In this paper we have introduced a new approach to noncommutative geometry where the prominent role traditionally played by \(C^*\)-algebras is taken over by operator systems. The matrix ordering makes it possible that most of the theory still goes through, including state spaces, cones of positive elements, distance functions, etc.

The examples we have considered show that spectral truncations allows one to work with finite-dimensional operator systems, while keeping in tact the full symmetry of the original space. For instance, the Toeplitz operator systems possess an \(S^1\) symmetry, and as a consequence have a very rich extremal and pure state space structure. This is in contrast with the circulant matrices, where the symmetry is reduced to a discrete group. So, even though both spaces converge in Gromov–Hausdorff distance to the circle, for the second one loses a lot of structure in the finite-dimensional reduction.
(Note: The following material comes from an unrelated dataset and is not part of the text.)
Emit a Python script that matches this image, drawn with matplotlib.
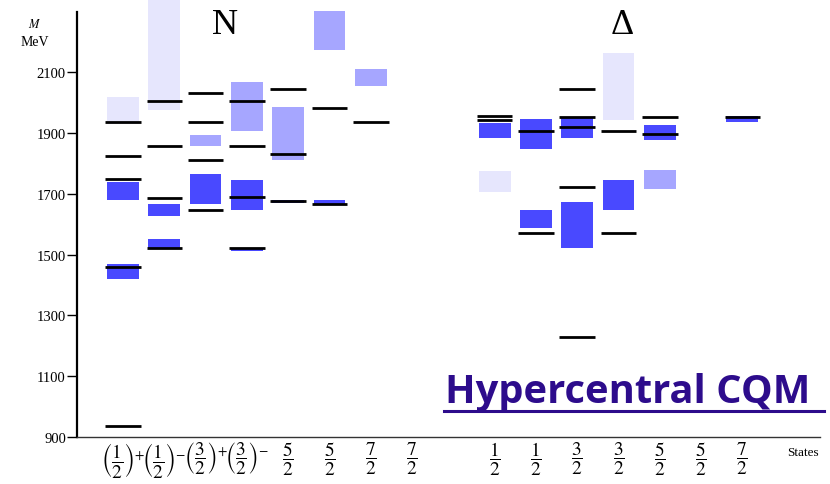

The duality between the Toeplitz operator system \(C(S^1)^{(n)}\) and the (truncated) group algebra \(C^*(\mathbb {Z})_{(n)}\) also uncovers the following intriguing relation between the fermionic and bosonic content of a spectral triple. As explained at the beginning of Section 3 the truncation on the Fourier modes of the (fermionic) vectors in the Hilbert space gives rise to the Toeplitz operator system \(C(S^1)^{(n)} = P_n C(S^1) P_n\), but the dual system \(C^*(\mathbb {Z})_{(n)}\) describes truncations of the Fourier modes of the (bosonic) elements in the function algebra \(C(S^1)\).

In a forthcoming paper we shall show how, using as proposed in this paper operator systems rather than \(C^*\)-algebras, the fundamental idea of noncommutative geometry of associating a noncommutative \(C^*\)-algebra to a quotient space which is intractable by standard topological methods, extends to situations where the equivalence relation defining the quotient is no longer assumed to be transitive. Such relations are called tolerance relations and can be traced back to Poincaré in his Science and Hypothesis (though the name was coined in [52]). Poincaré argued that in the physical continuum (in contrast with the mathematical continuum) it can hold that for measured quantities one has \(A=B\), \(B=C\) while \(A<C\) due to potentially added measurement errors (see [49] for a development of the mathematical theory). This will allow us to extend the scope of noncommutative geometry and, in particular, to introduce another operator system that appears naturally when one studies spaces up to some energy scale. In terms of position space this amounts to introducing a finite resolution \(\varepsilon \) and the tolerance relation between points xy which is given by \(d(x,y) < \varepsilon \). It allows one to define an operator system which, in the case that the relation is transitive, becomes the usual equivalence groupoid \(C^*\)-algebra [43]. We shall analyze the \(C^*\)-envelope and express the propagation number in terms of the diameter of the metric space. We will also characterize the pure state space of the operator system by means of a support condition on vector states.